▸ **What is needed**:
In the records below, find the line containing "Reproduce this chart with Altair." and the line containing "30.2, 31.0, 31.3]". Give again exactly those lines and every line between them, omitting the pictures.

▸ **Information given**:
════════
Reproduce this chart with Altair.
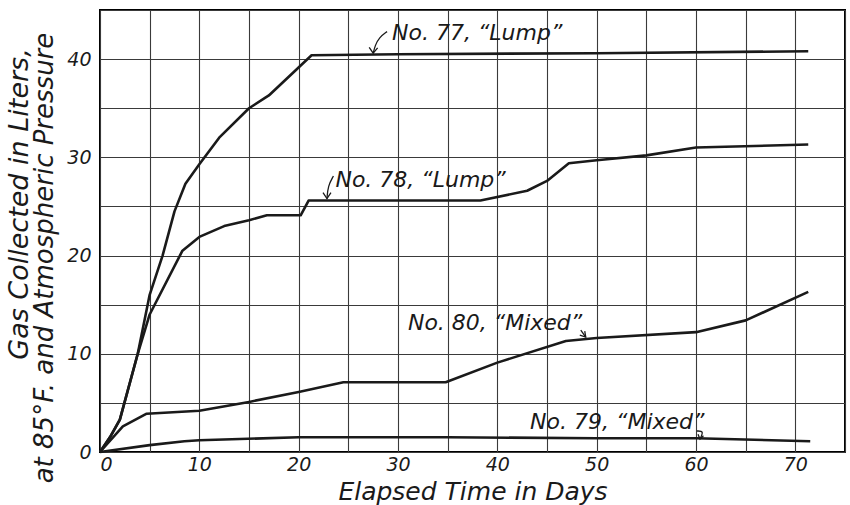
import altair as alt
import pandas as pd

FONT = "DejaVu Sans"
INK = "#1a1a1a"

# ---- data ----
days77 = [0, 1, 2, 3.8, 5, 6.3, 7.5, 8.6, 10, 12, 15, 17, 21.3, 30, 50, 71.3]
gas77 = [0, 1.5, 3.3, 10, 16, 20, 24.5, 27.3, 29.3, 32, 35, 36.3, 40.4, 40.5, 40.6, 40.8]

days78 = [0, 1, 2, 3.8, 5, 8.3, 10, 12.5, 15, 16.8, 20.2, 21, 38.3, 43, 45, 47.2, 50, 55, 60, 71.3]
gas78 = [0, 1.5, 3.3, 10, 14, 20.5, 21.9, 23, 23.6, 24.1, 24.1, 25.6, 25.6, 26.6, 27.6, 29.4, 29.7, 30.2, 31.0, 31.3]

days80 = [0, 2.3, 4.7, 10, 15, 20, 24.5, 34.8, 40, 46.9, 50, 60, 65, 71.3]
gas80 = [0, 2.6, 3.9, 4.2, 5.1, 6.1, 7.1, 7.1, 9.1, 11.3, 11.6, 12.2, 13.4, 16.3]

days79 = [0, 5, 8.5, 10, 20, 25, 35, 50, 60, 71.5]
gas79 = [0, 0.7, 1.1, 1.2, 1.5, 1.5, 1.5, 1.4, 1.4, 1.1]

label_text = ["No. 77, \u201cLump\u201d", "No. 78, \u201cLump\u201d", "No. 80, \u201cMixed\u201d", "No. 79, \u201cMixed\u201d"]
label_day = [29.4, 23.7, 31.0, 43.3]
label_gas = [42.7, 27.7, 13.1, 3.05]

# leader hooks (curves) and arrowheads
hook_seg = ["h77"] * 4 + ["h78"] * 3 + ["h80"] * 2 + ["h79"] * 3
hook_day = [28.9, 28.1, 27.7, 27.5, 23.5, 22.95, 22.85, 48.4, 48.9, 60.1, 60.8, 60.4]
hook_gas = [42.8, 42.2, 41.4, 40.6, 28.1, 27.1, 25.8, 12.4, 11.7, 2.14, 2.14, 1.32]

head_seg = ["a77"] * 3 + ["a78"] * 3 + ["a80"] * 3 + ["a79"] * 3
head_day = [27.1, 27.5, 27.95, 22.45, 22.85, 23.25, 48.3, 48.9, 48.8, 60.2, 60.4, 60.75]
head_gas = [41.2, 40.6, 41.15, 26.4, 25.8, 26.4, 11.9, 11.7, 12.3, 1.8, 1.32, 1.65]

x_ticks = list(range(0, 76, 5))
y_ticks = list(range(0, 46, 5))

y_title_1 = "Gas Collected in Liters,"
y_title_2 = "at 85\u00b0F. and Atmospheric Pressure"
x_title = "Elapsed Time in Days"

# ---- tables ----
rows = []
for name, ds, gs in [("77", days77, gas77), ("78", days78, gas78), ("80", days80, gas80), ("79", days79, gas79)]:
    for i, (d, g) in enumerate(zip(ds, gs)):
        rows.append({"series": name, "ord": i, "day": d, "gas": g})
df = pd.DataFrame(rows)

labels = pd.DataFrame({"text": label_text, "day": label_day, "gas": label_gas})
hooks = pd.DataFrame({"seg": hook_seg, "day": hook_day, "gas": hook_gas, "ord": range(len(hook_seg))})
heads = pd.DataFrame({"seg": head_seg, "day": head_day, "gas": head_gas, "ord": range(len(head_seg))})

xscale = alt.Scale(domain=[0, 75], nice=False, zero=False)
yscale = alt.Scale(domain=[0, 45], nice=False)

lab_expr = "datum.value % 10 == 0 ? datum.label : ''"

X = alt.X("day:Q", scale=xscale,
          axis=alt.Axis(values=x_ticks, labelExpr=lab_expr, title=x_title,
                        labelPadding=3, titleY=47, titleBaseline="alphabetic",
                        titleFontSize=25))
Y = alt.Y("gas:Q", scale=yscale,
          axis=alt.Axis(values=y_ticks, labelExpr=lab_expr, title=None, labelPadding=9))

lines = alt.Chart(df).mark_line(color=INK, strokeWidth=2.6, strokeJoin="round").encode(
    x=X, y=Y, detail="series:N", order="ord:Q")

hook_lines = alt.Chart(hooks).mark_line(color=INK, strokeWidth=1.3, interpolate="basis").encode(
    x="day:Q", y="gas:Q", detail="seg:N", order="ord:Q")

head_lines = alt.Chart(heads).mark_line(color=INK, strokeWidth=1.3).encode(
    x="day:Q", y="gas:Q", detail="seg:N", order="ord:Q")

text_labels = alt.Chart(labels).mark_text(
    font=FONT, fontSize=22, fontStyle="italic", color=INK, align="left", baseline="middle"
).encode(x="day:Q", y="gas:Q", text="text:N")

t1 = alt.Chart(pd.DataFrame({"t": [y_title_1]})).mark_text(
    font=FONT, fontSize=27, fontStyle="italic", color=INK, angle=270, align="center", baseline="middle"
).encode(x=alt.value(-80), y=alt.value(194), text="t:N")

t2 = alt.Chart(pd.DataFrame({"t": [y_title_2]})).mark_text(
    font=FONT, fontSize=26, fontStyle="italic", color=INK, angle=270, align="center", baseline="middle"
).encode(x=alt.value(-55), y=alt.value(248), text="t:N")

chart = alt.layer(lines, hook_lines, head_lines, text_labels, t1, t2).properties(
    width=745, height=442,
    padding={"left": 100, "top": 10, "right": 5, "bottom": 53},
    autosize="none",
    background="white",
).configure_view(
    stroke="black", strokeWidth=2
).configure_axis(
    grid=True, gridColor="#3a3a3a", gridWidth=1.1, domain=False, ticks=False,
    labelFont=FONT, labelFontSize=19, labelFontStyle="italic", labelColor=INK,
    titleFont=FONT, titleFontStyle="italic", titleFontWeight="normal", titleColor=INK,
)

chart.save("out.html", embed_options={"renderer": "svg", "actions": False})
════════
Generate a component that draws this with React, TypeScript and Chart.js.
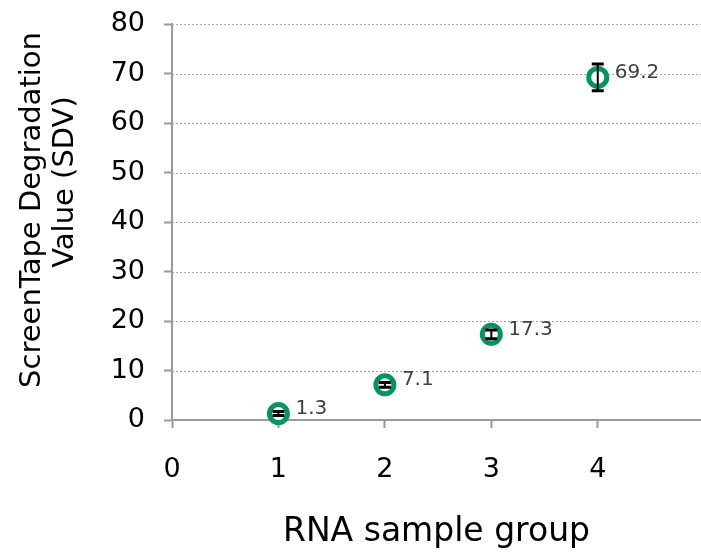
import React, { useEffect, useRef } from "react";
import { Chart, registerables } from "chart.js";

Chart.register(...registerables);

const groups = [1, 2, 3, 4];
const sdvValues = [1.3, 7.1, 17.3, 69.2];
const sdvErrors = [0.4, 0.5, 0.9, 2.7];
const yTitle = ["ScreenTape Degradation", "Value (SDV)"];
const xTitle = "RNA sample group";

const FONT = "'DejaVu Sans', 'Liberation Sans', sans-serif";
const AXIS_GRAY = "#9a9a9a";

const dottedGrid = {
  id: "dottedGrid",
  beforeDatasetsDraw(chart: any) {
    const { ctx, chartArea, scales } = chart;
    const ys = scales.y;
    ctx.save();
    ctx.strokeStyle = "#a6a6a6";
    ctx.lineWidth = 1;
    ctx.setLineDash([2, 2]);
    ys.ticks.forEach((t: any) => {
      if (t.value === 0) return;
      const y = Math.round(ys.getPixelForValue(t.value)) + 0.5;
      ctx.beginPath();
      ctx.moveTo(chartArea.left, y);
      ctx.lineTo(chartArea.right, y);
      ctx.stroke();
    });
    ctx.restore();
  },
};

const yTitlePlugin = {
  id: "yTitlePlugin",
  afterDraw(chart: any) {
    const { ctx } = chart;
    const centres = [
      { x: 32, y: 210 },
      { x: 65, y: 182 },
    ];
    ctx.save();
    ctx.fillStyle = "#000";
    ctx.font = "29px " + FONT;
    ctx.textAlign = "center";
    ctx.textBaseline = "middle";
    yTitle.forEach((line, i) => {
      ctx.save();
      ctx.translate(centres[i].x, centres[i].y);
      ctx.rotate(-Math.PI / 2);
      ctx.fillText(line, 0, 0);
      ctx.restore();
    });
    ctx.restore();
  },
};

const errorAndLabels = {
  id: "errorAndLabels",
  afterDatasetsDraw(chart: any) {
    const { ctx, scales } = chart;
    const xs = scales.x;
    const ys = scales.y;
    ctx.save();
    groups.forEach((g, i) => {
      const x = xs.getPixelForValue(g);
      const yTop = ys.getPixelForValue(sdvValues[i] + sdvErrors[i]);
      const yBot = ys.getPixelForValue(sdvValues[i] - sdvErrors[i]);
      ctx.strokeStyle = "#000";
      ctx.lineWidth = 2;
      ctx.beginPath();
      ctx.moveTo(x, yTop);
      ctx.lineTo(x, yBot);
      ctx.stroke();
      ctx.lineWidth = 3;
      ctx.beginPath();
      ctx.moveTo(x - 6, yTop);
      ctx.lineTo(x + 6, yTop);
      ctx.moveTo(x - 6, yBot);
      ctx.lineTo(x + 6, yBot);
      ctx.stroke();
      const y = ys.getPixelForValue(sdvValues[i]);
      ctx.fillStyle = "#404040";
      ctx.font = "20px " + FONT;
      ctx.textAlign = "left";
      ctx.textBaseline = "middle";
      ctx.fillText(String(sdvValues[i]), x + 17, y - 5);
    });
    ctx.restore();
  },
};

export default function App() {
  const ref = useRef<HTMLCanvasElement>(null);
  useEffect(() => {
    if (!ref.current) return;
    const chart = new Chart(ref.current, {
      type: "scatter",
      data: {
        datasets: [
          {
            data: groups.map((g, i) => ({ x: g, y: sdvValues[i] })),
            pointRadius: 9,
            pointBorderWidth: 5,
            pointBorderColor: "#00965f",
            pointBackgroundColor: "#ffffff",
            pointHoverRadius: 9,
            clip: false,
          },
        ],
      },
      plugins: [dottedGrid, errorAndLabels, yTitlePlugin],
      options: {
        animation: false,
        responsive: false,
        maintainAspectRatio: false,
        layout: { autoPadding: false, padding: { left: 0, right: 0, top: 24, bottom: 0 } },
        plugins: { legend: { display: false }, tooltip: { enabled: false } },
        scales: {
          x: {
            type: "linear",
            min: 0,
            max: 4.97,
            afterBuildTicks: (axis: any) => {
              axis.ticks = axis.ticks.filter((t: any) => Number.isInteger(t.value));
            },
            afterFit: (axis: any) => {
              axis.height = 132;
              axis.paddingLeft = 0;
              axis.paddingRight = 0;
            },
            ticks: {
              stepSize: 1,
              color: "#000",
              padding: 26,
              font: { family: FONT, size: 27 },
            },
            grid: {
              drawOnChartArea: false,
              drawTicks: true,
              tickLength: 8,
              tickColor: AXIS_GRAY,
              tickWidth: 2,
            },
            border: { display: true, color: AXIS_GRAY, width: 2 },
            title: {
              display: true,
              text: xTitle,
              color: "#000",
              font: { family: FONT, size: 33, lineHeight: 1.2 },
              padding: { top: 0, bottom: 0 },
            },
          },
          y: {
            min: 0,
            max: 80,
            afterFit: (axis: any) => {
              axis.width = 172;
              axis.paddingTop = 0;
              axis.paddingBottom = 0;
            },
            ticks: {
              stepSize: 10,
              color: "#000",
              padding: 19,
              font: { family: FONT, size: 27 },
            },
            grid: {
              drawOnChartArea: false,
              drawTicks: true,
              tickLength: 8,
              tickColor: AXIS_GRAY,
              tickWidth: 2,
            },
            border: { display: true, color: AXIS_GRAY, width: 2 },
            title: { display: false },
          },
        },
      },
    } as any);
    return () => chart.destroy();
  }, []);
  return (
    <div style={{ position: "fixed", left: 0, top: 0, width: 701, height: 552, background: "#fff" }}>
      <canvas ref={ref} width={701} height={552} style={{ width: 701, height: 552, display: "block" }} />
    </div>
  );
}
════════
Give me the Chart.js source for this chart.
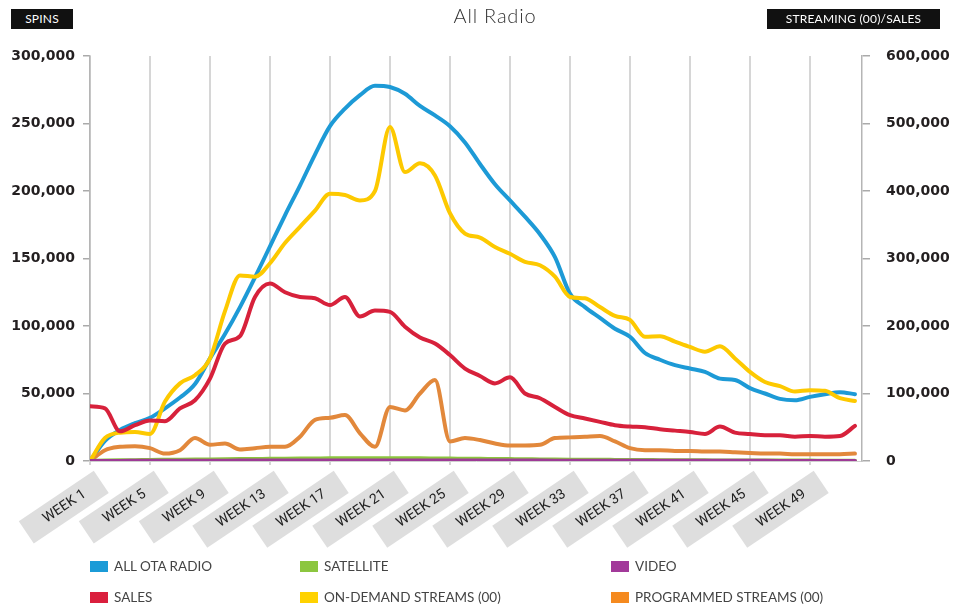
════════
▸ **The solution**:
Reproduce this chart with Altair.
import altair as alt
import pandas as pd

FONT = "DejaVu Sans"
INK = "#1a1a1a"

# ---- data ----
days77 = [0, 1, 2, 3.8, 5, 6.3, 7.5, 8.6, 10, 12, 15, 17, 21.3, 30, 50, 71.3]
gas77 = [0, 1.5, 3.3, 10, 16, 20, 24.5, 27.3, 29.3, 32, 35, 36.3, 40.4, 40.5, 40.6, 40.8]

days78 = [0, 1, 2, 3.8, 5, 8.3, 10, 12.5, 15, 16.8, 20.2, 21, 38.3, 43, 45, 47.2, 50, 55, 60, 71.3]
gas78 = [0, 1.5, 3.3, 10, 14, 20.5, 21.9, 23, 23.6, 24.1, 24.1, 25.6, 25.6, 26.6, 27.6, 29.4, 29.7, 30.2, 31.0, 31.3]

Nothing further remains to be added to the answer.